Yes, although I took a curmudgeonly tone, I do understand why some versions of Adventure treat XYZZY the way they do.
From all I’ve read (which has been quite a lot, and quite lately), I believe the original authors had some sense of a “storyline”, but it was more in the sense of the player’s real-world game experience, not the PC’s in-game story. I.e., once you-the-player have successfully found the cave, the game rewards you-the-player by telling you the magic word XYZZY. From then on, you-the-player are allowed to skip that opening sequence and get straight to the meat of the game. Dennis Jerz, as usual, has the good stuff:
I strongly suspect that XYZZY/PLUGH were the original motivation for Don Woods’ adding the chained bear deeper in the cave; it means you have to touch the keys even if you already know the magic words. There seems to be a pattern of Adventure expansions that add new uses for the crappiest items in their parents: Platt forces you to hang onto the black rod with the rusty star on the end (which in C&W350 gets dropped on turn 18 and never picked back up), and Woods’ 430-point version adds more uses for the bird-and-cage (which otherwise get permanently dropped on turn 22).
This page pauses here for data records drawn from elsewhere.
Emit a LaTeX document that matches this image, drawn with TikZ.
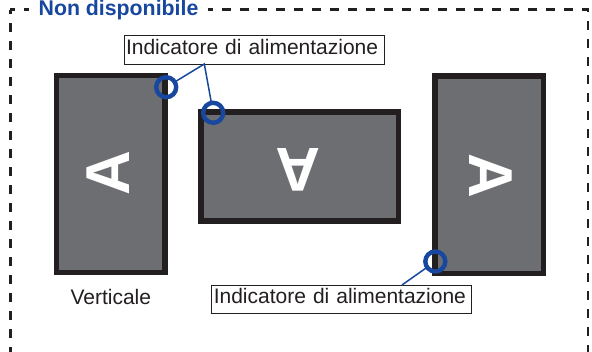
\documentclass[tikz,border=0pt]{standalone}
\usepackage{fontspec}
\setmainfont{Liberation Sans}
\definecolor{ablue}{HTML}{17479E}
\definecolor{adark}{HTML}{231F20}
\definecolor{agrey}{HTML}{6D6E71}
\tikzset{
  monitor/.style={draw=adark,fill=agrey,line width=5.3pt,inner sep=0pt,outer sep=0pt},
  letter/.style={text=white,font=\fontsize{62}{62}\selectfont\bfseries,inner sep=0pt},
  callout/.style={draw=adark,fill=white,line width=0.9pt,inner xsep=2pt,inner ysep=0pt,outer sep=0pt,
    minimum width=260pt,minimum height=28.6pt,text width=256pt,align=left,text height=9pt,text depth=0pt,
    text=adark,font=\fontsize{21}{21}\selectfont,anchor=west},
  marker/.style={circle,draw=ablue,line width=4.4pt,minimum size=20pt,inner sep=0pt,outer sep=0pt},
  leader/.style={draw=ablue,line width=1.5pt},
  plain/.style={text=adark,font=\fontsize{21}{21}\selectfont,inner sep=0pt,anchor=base},
  title/.style={text=ablue,fill=white,font=\fontsize{21.3}{22}\selectfont\bfseries,inner xsep=10pt,inner ysep=0pt,anchor=base,text height=13pt,text depth=2pt},
  border/.style={adark,line width=2.2pt,dash pattern=on 9pt off 9pt,dash phase=4.5pt}
}
\begin{document}
\begin{tikzpicture}[x=1pt,y=-1pt]
\useasboundingbox[clip] (0,0) rectangle (592,352);
\fill[white] (0,0) rectangle (592,352);
\draw[border] (10.4,9.6) -- (588,9.6) -- (588,370);
\draw[border] (10.4,9.6) -- (10.4,370);
\node[title] (head) at (118.5,15.6) {Non disponibile};
\node[monitor,minimum width=108.7pt,minimum height=197.3pt] (m1) at (110.7,174) {};
\node[monitor,minimum width=197.7pt,minimum height=109pt] (m2) at (299.8,166.5) {};
\node[monitor,minimum width=108.7pt,minimum height=197.4pt] (m3) at (489.3,174.7) {};
\node[letter,rotate=90] (a1) at (107.8,173.3) {A};
\node[letter,rotate=180] (a2) at (298,170.3) {A};
\node[letter,rotate=-90] (a3) at (490.5,176) {A};
\node[callout] (c1) at (124,49.7) {Indicatore di alimentazione};
\node[callout] (c2) at (211.8,299.3) {Indicatore di alimentazione};
\node[plain] (v) at (110.8,305) {Verticale};
\node[marker] (p1) at (166.2,87.2) {};
\node[marker] (p2) at (213.2,112.8) {};
\node[marker] (p3) at (435.3,261.5) {};
\coordinate (j1) at (204.3,64);
\coordinate (j2) at (402,285);
\draw[leader] (p1) -- (j1) -- (p2);
\draw[leader] (p3) -- (j2);
\end{tikzpicture}
\end{document}
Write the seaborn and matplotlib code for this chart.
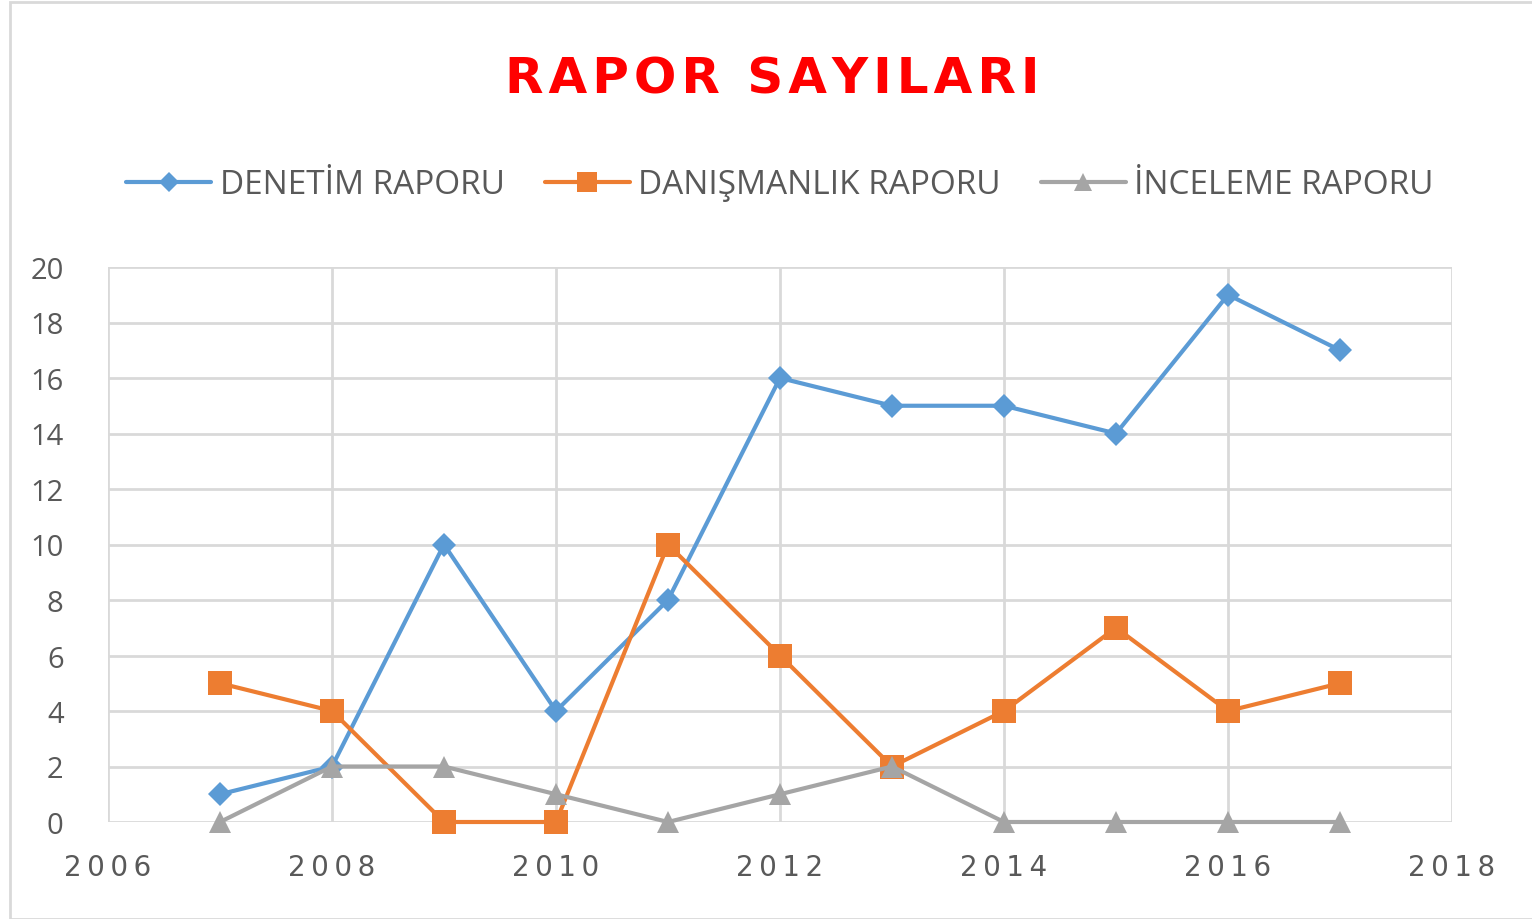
import matplotlib
matplotlib.use("Agg")
import matplotlib.pyplot as plt
import seaborn as sns
import pandas as pd
from matplotlib.patches import Rectangle

years = [2007, 2008, 2009, 2010, 2011, 2012, 2013, 2014, 2015, 2016, 2017]
denetim = [1, 2, 10, 4, 8, 16, 15, 15, 14, 19, 17]
danismanlik = [5, 4, 0, 0, 10, 6, 2, 4, 7, 4, 5]
inceleme = [0, 2, 2, 1, 0, 1, 2, 0, 0, 0, 0]
series_names = ["DENETİM RAPORU", "DANIŞMANLIK RAPORU", "İNCELEME RAPORU"]
x_ticks = [2006, 2008, 2010, 2012, 2014, 2016, 2018]
y_ticks = list(range(0, 21, 2))

sns.set_theme(style="white")
plt.rcParams['font.family'] = ['Open Sans', 'DejaVu Sans']

df = pd.DataFrame({"Yıl": years * 3,
                   "Değer": denetim + danismanlik + inceleme,
                   "Seri": [series_names[0]] * 11 + [series_names[1]] * 11 + [series_names[2]] * 11})

fig = plt.figure(figsize=(15.32, 9.2), dpi=100)
ax = fig.add_axes([108/1532, 1-823/920, (1452-108)/1532, (823-268)/920])

palette = {series_names[0]: "#5B9BD5", series_names[1]: "#ED7D31", series_names[2]: "#A5A5A5"}
markers = {series_names[0]: "D", series_names[1]: "s", series_names[2]: "^"}
sizes = {series_names[0]: 12, series_names[1]: 17, series_names[2]: 16}
for name in series_names:
    sub = df[df["Seri"] == name]
    sns.lineplot(data=sub, x="Yıl", y="Değer", ax=ax, color=palette[name],
                 marker=markers[name], markersize=sizes[name], markeredgewidth=0,
                 linewidth=3, label=name, clip_on=False)

ax.set_xlim(2006, 2018)
ax.set_ylim(0, 20)
ax.set_xticks(x_ticks)
ax.set_yticks(y_ticks)
ax.set_xticklabels(["\u2009".join(str(t)) for t in x_ticks], fontfamily="DejaVu Sans")
ax.grid(True, color="#D9D9D9", linewidth=2)
ax.set_axisbelow(True)
for s in ax.spines.values():
    s.set_visible(False)
ax.tick_params(axis="both", length=0, colors="#595959")
ax.tick_params(axis="x", pad=22, labelsize=20)
ax.tick_params(axis="y", pad=32, labelsize=21)
ax.set_xlabel("")
ax.set_ylabel("")

leg = ax.legend(loc="center", bbox_to_anchor=(0.5, 1 + (268-186)/(823-268)), ncol=3,
                frameon=False, fontsize=24, handlelength=2.55, columnspacing=1.2, handletextpad=0.25,
                markerscale=0.85)
for t in leg.get_texts():
    t.set_color("#595959")

fig.text(772/1532, 1-80/920, "\u200a".join("RAPOR SAYILARI"), color="#FF0000",
         fontsize=36, fontweight="bold", ha="center", va="center", fontfamily="DejaVu Sans")

fig.patches.append(Rectangle((10/1532, 0), 1.2, 1-3/920, transform=fig.transFigure,
                             fill=False, edgecolor="#D9D9D9", linewidth=2))
fig.savefig("out.png", dpi=100)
The original Adventure is also very much a speedrun/preparation-oriented game; if you haven’t won by turn 300 or so, your lamp goes out and you die. Platt’s version is even more preparation-oriented: even being thoroughly spoiled on the locations of all the treasures, I bet it’s humanly impossible to map all the necessary mazes in a single playthrough. If the maze connections were randomized anew for every game, I think it would be impossible to execute all the necessary mapping algorithms before your lamp went out. (Platt’s version also has a hard time limit of 800 turns; if you haven’t won by then, the game ends, regardless of how your lamp is doing.) It’s definitely a story of you versus the game, not the PC versus anything — the PC is completely expendable in the service of the player.